By day five or six, I realize the cold's real punishment is how much it wears you down. The small fits of shivering string together after a while. I've got less energy, less enthusiasm. We don't smile as much. We have our sweatshirts and our blankets, our hours of short sunlight, our heater I keep believing will make a difference. It's not enough. The sun inevitably sets. The cold returns. I guess what makes me the maddest is it's taken me this long to realize there's nothing I can do to stop it.

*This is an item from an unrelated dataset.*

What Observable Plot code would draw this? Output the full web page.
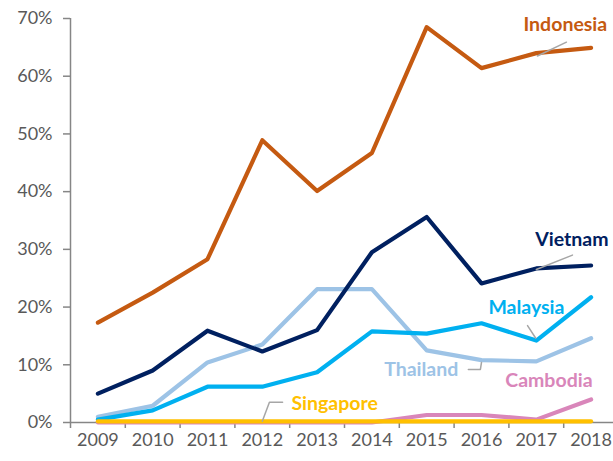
<!DOCTYPE html>
<html>
<head>
<meta charset="utf-8">
<script src="https://cdn.jsdelivr.net/npm/d3@7"></script>
<script src="https://cdn.jsdelivr.net/npm/@observablehq/plot@0.6"></script>
<style>
  html, body { margin: 0; padding: 0; background: #fff; }
</style>
</head>
<body>
<div id="chart"></div>
<script>
const years = [2009, 2010, 2011, 2012, 2013, 2014, 2015, 2016, 2017, 2018];
const indonesia = [0.173, 0.225, 0.283, 0.489, 0.401, 0.467, 0.685, 0.614, 0.640, 0.649];
const vietnam   = [0.050, 0.090, 0.159, 0.123, 0.160, 0.295, 0.356, 0.241, 0.267, 0.272];
const malaysia  = [0.005, 0.021, 0.062, 0.062, 0.087, 0.158, 0.154, 0.172, 0.142, 0.217];
const thailand  = [0.010, 0.029, 0.104, 0.135, 0.231, 0.231, 0.125, 0.108, 0.106, 0.146];
const cambodia  = [0.000, 0.000, 0.000, 0.000, 0.000, 0.000, 0.013, 0.013, 0.005, 0.040];
const singapore = [0.002, 0.002, 0.002, 0.002, 0.002, 0.002, 0.002, 0.002, 0.002, 0.002];

const yTicks = [0, 0.1, 0.2, 0.3, 0.4, 0.5, 0.6, 0.7];
const xBoundaries = [2008.5, 2009.5, 2010.5, 2011.5, 2012.5, 2013.5, 2014.5, 2015.5, 2016.5, 2017.5];

// draw order (bottom to top)
const seriesNames = ["Thailand", "Malaysia", "Vietnam", "Indonesia", "Cambodia", "Singapore"];
const seriesValues = [thailand, malaysia, vietnam, indonesia, cambodia, singapore];
const seriesColors = ["#9DC3E6", "#00B0F0", "#002060", "#C55A11", "#D986BA", "#FFC000"];

// label annotations (data coordinates)
const labelNames = ["Indonesia", "Vietnam", "Malaysia", "Thailand", "Cambodia", "Singapore"];
const labelX = [2017.53, 2017.65, 2016.82, 2014.90, 2017.23, 2013.32];
const labelY = [0.689, 0.317, 0.198, 0.092, 0.073, 0.033];
const labelColors = ["#C55A11", "#002060", "#00B0F0", "#9DC3E6", "#D986BA", "#FFC000"];

// leader lines (data coordinates)
const leaders = [
  [[2017.02, 0.635], [2017.55, 0.659]],
  [[2017.00, 0.265], [2017.66, 0.290]],
  [[2016.84, 0.168], [2016.99, 0.146]],
  [[2015.76, 0.092], [2015.98, 0.092], [2016.00, 0.104]],
  [[2012.00, 0.002], [2012.13, 0.035], [2012.37, 0.035]]
];

const lineData = seriesNames.flatMap((name, i) =>
  years.map((yr, j) => ({name, year: yr, value: seriesValues[i][j], order: i}))
);
const labelData = labelNames.map((name, i) => ({name, x: labelX[i], y: labelY[i], color: labelColors[i]}));
const leaderData = leaders.flatMap((pts, i) => pts.map(p => ({id: i, x: p[0], y: p[1]})));

const chart = Plot.plot({
  width: 613,
  height: 461,
  marginTop: 18,
  marginBottom: 39,
  marginLeft: 70,
  marginRight: 0,
  style: {fontFamily: "Lato, 'Liberation Sans', sans-serif", fontSize: "18px", background: "#fff"},
  x: {domain: [2008.5, 2018.5], range: [70, 618]},
  y: {domain: [0, 0.7]},
  marks: [
    Plot.ruleX([2008.5], {y1: 0, y2: 0.7, stroke: "#868686", strokeWidth: 1.5}),
    Plot.axisY({ticks: yTicks, tickFormat: d3.format(".0%"), tickSize: 7, tickPadding: 11,
      stroke: "#868686", strokeWidth: 1.5, fill: "#595959", fontSize: 18}),
    Plot.axisX({ticks: xBoundaries, tickFormat: () => "", tickSize: 6, stroke: "#868686", strokeWidth: 1.5}),
    Plot.axisX({ticks: years, tickFormat: d => String(d), tickSize: 0, tickPadding: 11, fill: "#595959", fontSize: 18}),
    Plot.ruleY([0], {x1: 2008.5, x2: 2018.5, stroke: "#868686", strokeWidth: 1.5}),
    ...seriesNames.map((name, i) =>
      Plot.line(lineData.filter(d => d.name === name), {
        x: "year", y: "value", stroke: seriesColors[i], strokeWidth: 4.2,
        strokeLinejoin: "round", strokeLinecap: "round"
      })
    ),
    Plot.line(leaderData, {x: "x", y: "y", z: "id", stroke: "#A6A6A6", strokeWidth: 1.5}),
    Plot.text(labelData, {x: "x", y: "y", text: "name", fill: "color", fontWeight: "bold", fontSize: 19.5})
  ]
});
document.getElementById("chart").appendChild(chart);
</script>
</body>
</html>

I can almost walk past the corner store now without looking at the invisible x on the pavement. Skies are a little warmer each day. On the couch, hoodie on, banging out last minute e-mails, I thumb my phone from the Sao Paulo forecast over to Menlo Park. Eighty seven degrees and sunny. I'm ready to absorb it all.

Hopefully it will be enough. Like everyone else, I'm ready for this week to end. For this house to feel the way it should. To pack this heater away in the closet. To not look across the crowd at O'Malley's and think which way I would run. To go on this trip, walk past a dumpster and not wonder if this one is different from all the rest.